Walking along the dock, putting my hand on the pilings felt like chasing a ghost. I’d seen countless pictures of Rauschenberg here, heard the stories, cataloged a whole constellation of myth built around this place. Upstairs, we looked out over the Sound. I was curious what struck my friend from California about this place or rather how it affected her, and she wondered why Rauschenberg felt so buoyed here. I figured it was the clarity of mind this very spot afforded him.
The rhythms of the place lulled you into thought. Once in an interview here, Rauschenberg said, “A lot of people try to think up ideas. I’m not one. I’d rather accept the irresistible possibilities of what I can’t ignore.”
As a Floridian myself, who left to live in New York City and then returned South, the idea haunted me. For him, it seemed as though the world fell away, and it quieted his mind. I imagined the conversations that took place at this very spot, the thoughts he chewed on looking out over this very body of water, and for a moment sitting there with the California friend, I felt less alone in the world.
Later, we moved into chairs on the deck of the original house Rauschenberg lived in when he moved here fifty years ago. It looked out over the Gulf, and for three hours, we listened as the queen palms whirred, and the light grew dim. Columns of light poured down through the layers of clouds moving east, and we talked story.
With our eyes trained on the water, it was easy to see the draw as little waves lapped the shore and a squall bisected the sky. As the night drew close, the sky and water lit up in a way that only those going slow enough to sit and watch for hours can truly know. I left that evening with some newfound sense of peace. It was good to be home—to be in a place so deeply defined by water and silence and light and land and lack of land.
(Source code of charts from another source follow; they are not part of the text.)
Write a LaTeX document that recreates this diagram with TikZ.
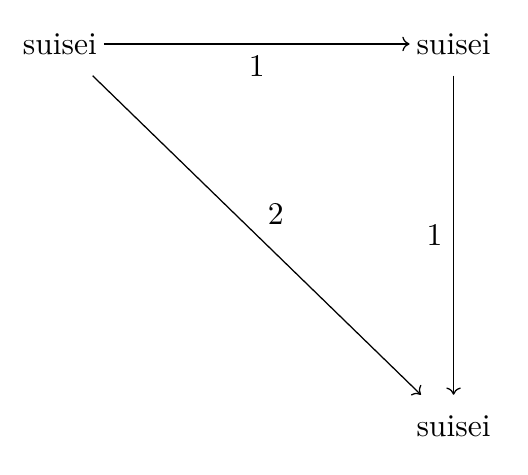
\documentclass[tikz,border=0pt]{standalone}
\usepackage{amsmath,amssymb}
\usepackage{tikz}
\usetikzlibrary{arrows.meta}

\begin{document}
\begin{tikzpicture}[x=1cm, y=1cm,
    obj/.style={inner xsep=2pt, inner ysep=6.5pt},
    mor/.style={-{Computer Modern Rightarrow[width=4.6pt,length=2.3pt]}}]
  \useasboundingbox (0,0) rectangle (5.873,-5.273);
  \pgfmathsetmacro{\xl}{0.667}
  \pgfmathsetmacro{\xr}{5.045}
  \pgfmathsetmacro{\yt}{-0.489}
  \pgfmathsetmacro{\yb}{-4.744}

  \node[obj] (src) at (\xl,\yt) {suisei};
  \node[obj] (mid) at (\xr,\yt) {suisei};
  \node[obj] (tgt) at (\xr,\yb) {suisei};

  \draw[mor] (src) -- node[below] {1} (mid);
  \draw[mor] (mid) -- node[left] {1} (tgt);
  \draw[mor] (src) -- node[above right] {2} (tgt);
\end{tikzpicture}
\end{document}
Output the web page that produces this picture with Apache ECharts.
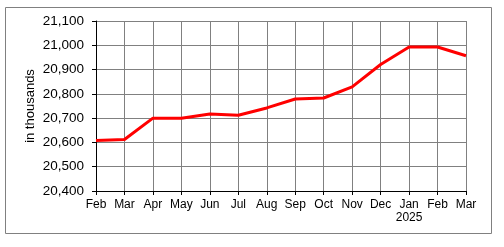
<!DOCTYPE html>
<html>
<head>
<meta charset="utf-8">
<script src="https://cdn.jsdelivr.net/npm/echarts@6/dist/echarts.min.js"></script>
<style>html,body{margin:0;padding:0;background:#fff;}#c{width:504px;height:247px;}</style>
</head>
<body>
<div id="c"></div>
<script>
var categories = ['Feb','Mar','Apr','May','Jun','Jul','Aug','Sep','Oct','Nov','Dec','Jan','Feb','Mar'];
var yearLabels = ['','','','','','','','','','','','2025','',''];
var values = [20608, 20612, 20700, 20700, 20717, 20712, 20742, 20779, 20783, 20829, 20921, 20993, 20993, 20957];
var yMin = 20400, yMax = 21100, yStep = 100;

var chart = echarts.init(document.getElementById('c'), null, {renderer: 'canvas'});
chart.setOption({
  animation: false,
  graphic: [{
    type: 'rect', shape: {x: 5.5, y: 7.5, width: 486, height: 226},
    style: {fill: 'none', stroke: '#808080', lineWidth: 1}, silent: true
  }],
  grid: {left: 96, right: 38, top: 21, bottom: 56, containLabel: false},
  xAxis: {
    type: 'category', data: categories, boundaryGap: false,
    axisLine: {lineStyle: {color: '#000', width: 1}},
    axisTick: {show: true, length: 4, lineStyle: {color: '#000'}},
    axisLabel: {
      color: '#000', fontFamily: 'Liberation Sans, Arial', fontSize: 12, margin: 7,
      lineHeight: 13, interval: 0,
      formatter: function (v, i) { return yearLabels[i] ? v + '\n' + yearLabels[i] : v; }
    },
    splitLine: {show: true, lineStyle: {color: '#808080', width: 1}}
  },
  yAxis: {
    type: 'value', min: yMin, max: yMax, interval: yStep,
    name: 'in thousands', nameLocation: 'middle', nameGap: 59, nameRotate: 90,
    nameMoveOverlap: false,
    nameTextStyle: {color: '#000', fontFamily: 'Liberation Sans, Arial', fontSize: 13},
    axisLine: {show: true, lineStyle: {color: '#000', width: 1}},
    axisTick: {show: true, length: 4, lineStyle: {color: '#000'}},
    axisLabel: {
      color: '#000', fontFamily: 'Liberation Sans, Arial', fontSize: 13.5, margin: 12,
      formatter: function (v) { return v.toLocaleString('en-US'); }
    },
    splitLine: {show: true, lineStyle: {color: '#808080', width: 1}}
  },
  series: [{
    type: 'line', data: values, symbol: 'none',
    lineStyle: {color: '#ff0000', width: 3}
  }]
});
</script>
</body>
</html>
Or maybe, it was just that I felt in tune with it all. Chasing the specter of Rauschenberg all these years helped me return to the very shores I came of age.
For the first night of Hanukah last December, my mom gave me a book called “Bird by Bird,” by Anne Lamott. In it, Lamott recounts the cacophony of doubts looming over her at one point, almost crippling her. She nabbed this little prayer book one evening, and when she sat down to dinner later that night, she pried the book open and found this passage.
“The Gulf Stream will flow through a straw provided the straw is aligned to the Gulf Stream, and not at cross purposes with it.” She applied the metaphor to her own work and shared it with her students, too, but it made me think in that moment how Rauschenberg, leaving New York City, and hemming himself into a haunt along the Gulf of Mexico was an attempt to align himself with that kind of energy. As he said, “It is the source and reserve of my energies.”
And as the finite goals and hopes and fears mapped themselves onto a calendar with the new year approaching, I thought of how I’d find my own Captiva.
If you’d like to see some of Rauschenberg’s work, you don’t have to travel to North Captiva. As part of its permanent collection, MOCA Jacksonville has Rauschenberg’s work on display indefinitely.